What do you think of when you think about the glory of a king? Probably about the luxuries of royalty, a private chauffeur, the finest delicacies, honor, women, and, of course, the royal crown. Well, the Gemara Brachos (17a) has a different idea of what comes along with a crown: "Rav used to always say, the world to come is not like this world. In the world to come there will be no eating, no drinking, no reproduction, and no business dealings" and then he continues "rather, the Tzadikim will sit with crowns on there heads and take pleasure (and sustenance) from the radiance of Hashem's presence." Very nice Rav, but do I still get a chauffeur?
Obviously, Rav sees something in the concept of a crown that we're not getting. A crown is not something that happens to be associated with being a king because of some historical fashion fluke that caught on. A crown is part of the very definition of being king. In Kabbalah, their are ten levels of creation, or of Hashem's expression (and therefore, also the expression of Man who is created in the image of G-d). They are called Sefiros. The bottom Sefirah is called מלכות Kingship, or royalty, while the top is called כתר, crown. מלכות, being at the bottom is always receiving a flow from above, while כתר is the original, unbridled expression. Interestingly enough, every set of ten sefiros is followed by another set, in a long chain of expression from on high all the way down. The bottom sefira of the higher chain (מלכות) is also the top sefira of the bottom chain (כתר). In other words, every כתר is also מלכות.

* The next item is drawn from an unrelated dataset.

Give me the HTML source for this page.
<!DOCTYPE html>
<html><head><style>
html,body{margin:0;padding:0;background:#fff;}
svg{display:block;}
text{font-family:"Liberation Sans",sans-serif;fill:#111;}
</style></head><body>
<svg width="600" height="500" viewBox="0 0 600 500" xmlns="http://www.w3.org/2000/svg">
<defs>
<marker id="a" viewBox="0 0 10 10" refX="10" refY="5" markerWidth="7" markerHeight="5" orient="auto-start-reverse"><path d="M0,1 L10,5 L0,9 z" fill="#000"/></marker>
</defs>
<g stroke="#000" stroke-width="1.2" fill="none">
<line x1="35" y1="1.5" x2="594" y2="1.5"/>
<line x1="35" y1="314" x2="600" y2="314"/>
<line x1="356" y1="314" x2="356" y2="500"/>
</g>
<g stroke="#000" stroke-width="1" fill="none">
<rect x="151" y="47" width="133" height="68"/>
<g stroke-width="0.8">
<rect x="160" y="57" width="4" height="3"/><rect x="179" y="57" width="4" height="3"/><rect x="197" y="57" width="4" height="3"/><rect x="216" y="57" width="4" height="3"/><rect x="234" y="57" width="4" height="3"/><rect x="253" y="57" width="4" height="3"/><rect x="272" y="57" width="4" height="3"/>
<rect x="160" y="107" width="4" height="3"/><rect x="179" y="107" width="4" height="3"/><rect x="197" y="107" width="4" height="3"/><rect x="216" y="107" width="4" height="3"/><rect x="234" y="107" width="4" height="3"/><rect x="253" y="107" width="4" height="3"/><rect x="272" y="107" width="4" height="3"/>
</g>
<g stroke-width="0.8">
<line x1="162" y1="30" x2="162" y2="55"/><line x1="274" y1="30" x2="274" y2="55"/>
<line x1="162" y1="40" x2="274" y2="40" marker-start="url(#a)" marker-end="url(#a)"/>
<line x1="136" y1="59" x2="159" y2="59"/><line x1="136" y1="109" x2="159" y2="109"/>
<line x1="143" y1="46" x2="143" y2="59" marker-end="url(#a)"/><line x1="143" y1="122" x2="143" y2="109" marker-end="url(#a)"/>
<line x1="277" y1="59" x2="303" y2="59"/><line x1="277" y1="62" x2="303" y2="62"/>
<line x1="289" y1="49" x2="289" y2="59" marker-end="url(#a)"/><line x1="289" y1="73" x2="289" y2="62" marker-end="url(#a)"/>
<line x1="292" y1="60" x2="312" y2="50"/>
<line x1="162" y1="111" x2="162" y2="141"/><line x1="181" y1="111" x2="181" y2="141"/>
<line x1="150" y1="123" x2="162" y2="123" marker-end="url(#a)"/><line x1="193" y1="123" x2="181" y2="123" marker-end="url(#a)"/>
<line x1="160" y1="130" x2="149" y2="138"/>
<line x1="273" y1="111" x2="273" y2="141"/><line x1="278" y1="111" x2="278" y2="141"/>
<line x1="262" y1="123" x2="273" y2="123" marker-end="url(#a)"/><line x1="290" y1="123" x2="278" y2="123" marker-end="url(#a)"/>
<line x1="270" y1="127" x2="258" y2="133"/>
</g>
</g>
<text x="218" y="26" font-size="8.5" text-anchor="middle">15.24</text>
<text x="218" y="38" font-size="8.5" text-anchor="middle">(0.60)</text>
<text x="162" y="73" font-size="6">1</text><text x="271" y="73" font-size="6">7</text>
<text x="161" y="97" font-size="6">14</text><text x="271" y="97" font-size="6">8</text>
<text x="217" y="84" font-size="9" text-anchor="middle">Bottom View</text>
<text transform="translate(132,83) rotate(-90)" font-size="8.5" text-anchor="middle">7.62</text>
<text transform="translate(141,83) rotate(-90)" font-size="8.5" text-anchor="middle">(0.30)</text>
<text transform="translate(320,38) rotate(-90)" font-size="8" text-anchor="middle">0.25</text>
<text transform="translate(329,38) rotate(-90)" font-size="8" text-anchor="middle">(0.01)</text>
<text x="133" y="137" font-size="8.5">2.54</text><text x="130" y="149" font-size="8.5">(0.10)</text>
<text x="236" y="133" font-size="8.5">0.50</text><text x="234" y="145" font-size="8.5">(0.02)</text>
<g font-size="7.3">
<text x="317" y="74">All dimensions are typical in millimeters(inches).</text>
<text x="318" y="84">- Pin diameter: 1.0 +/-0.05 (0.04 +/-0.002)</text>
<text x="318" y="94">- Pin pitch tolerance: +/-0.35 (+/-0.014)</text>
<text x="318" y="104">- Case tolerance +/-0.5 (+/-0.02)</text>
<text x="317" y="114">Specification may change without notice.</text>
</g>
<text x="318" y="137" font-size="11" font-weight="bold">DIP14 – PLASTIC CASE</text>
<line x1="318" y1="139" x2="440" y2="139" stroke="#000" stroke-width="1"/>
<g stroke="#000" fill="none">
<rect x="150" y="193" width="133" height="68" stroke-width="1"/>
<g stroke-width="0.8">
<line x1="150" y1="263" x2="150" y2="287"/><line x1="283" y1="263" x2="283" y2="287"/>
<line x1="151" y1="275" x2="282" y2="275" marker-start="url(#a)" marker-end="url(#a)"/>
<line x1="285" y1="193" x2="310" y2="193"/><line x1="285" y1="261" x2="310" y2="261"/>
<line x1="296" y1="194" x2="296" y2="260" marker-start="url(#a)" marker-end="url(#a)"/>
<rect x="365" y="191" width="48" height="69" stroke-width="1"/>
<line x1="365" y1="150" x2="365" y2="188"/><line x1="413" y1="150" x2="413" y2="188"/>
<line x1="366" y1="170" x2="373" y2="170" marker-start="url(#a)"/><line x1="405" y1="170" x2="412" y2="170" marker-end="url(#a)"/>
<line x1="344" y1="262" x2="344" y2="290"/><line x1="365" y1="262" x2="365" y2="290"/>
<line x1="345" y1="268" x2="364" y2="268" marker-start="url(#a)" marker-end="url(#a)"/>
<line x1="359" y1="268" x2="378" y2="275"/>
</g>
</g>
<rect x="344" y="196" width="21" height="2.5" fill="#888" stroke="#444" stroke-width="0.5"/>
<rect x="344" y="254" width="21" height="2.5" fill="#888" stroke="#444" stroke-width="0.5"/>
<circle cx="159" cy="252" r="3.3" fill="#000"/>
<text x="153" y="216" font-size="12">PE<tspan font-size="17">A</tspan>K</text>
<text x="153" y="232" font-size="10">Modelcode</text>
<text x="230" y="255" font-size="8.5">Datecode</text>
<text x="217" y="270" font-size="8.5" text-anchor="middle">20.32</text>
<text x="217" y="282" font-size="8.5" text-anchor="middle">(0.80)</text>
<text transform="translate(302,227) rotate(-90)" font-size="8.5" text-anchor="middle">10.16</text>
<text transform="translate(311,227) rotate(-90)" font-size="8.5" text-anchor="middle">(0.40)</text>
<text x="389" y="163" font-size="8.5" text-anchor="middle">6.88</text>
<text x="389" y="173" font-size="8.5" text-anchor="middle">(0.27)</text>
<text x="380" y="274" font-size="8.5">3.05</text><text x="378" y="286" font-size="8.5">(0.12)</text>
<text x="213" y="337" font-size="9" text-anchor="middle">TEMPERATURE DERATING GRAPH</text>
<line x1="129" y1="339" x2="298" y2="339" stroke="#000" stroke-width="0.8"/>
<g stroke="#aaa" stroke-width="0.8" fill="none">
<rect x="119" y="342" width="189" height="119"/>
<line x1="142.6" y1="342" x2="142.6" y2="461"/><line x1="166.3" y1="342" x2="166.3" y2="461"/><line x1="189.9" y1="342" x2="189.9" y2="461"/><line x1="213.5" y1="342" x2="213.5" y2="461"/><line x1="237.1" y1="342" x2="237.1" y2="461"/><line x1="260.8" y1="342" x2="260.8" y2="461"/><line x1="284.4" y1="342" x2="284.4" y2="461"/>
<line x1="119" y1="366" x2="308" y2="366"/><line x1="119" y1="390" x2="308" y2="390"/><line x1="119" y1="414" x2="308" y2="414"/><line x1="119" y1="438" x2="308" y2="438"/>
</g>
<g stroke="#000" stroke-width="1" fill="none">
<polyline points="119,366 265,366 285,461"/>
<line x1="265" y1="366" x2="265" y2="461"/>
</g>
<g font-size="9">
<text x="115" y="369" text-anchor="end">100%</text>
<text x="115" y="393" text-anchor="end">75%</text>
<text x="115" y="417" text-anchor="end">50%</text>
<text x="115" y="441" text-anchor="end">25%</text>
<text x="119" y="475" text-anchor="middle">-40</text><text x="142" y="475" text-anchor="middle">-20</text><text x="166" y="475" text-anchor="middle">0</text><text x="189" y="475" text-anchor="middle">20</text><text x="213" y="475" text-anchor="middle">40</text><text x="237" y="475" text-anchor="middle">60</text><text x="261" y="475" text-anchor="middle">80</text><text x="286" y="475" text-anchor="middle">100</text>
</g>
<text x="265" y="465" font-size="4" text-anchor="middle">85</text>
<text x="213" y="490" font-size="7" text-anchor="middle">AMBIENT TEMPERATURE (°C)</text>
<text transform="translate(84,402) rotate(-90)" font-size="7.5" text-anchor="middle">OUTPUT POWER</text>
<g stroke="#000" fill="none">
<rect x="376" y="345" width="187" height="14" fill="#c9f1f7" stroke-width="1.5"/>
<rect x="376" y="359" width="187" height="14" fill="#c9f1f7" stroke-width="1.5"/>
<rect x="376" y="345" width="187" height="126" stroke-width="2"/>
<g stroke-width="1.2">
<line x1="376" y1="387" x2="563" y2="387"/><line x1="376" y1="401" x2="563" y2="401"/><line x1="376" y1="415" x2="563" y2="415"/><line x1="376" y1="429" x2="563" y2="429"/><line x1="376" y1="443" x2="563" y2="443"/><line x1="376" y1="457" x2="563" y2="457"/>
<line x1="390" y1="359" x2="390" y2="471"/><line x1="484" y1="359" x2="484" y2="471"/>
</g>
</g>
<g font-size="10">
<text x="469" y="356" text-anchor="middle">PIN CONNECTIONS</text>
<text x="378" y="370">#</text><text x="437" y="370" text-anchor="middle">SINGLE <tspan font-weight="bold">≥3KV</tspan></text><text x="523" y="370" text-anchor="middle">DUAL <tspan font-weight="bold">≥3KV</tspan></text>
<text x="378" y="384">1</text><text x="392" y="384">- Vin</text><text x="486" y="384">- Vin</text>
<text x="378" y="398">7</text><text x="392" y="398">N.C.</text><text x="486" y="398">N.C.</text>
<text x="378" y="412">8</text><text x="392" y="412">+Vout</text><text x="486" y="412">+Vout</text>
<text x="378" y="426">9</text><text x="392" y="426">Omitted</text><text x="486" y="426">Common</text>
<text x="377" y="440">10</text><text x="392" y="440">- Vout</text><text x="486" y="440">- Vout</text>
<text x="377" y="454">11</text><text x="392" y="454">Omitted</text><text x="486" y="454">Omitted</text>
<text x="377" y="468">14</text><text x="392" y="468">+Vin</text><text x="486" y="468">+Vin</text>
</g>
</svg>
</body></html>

Lehavdil, if you remember the scene from the movie Inception, where they walk up the stairs and as soon as they get to the top they're at the bottom again... That phenomenon that we experience in our dreams is actually a very really part of the way the world works spiritually. (Penrose Stairs)
A true king is someone who's entire identity is a ruler of his people. The role he takes on is much greater than his own personal life, even if his personal qualities make hime suitable for the job. He wears a crown, which lays on top of his head, but does not surround his head like a hat, because the fact that he is living for something beyond his own existence is what makes him king. The crown is higher than him. But its a paradox - because he nullifies himself to the crown, he actually elevates himself and becomes royalty and honored by everyone. He makes himself a receptacle (מלכות), for the higher purpose of his role (כתר).
Every person has the sense that there is something about him that is not from him. Its the experience of this paradox, that I am something more than just what I am for myself. That's what Rav is talking about. A Tzadik is someone who lives for this higher part of himself, the part that connects him to something much greater than what he is for himself. And that is what gives him the greatest pleasure and vitality. Rav is saying that there will come a time when the true nature of a Tzadik will be revealed, and we'll see that their creative energy, their life force doesn't come from gratifying their personal desires at all. It comes from wearing a crown like a king.
The Rabbi's say, the servant of the King is a king. I think they were also hinting at this idea. When a person subjugates himself entirely to the higher part of himself, the part that wants to give, that wants his lower self to follow his higher self, he becomes identified with the crown that he is serving, and that becomes the real 'him'! May we merit to see this reality come to be, both internally, and revealed in the world we can see with our eyes, speedily in our days.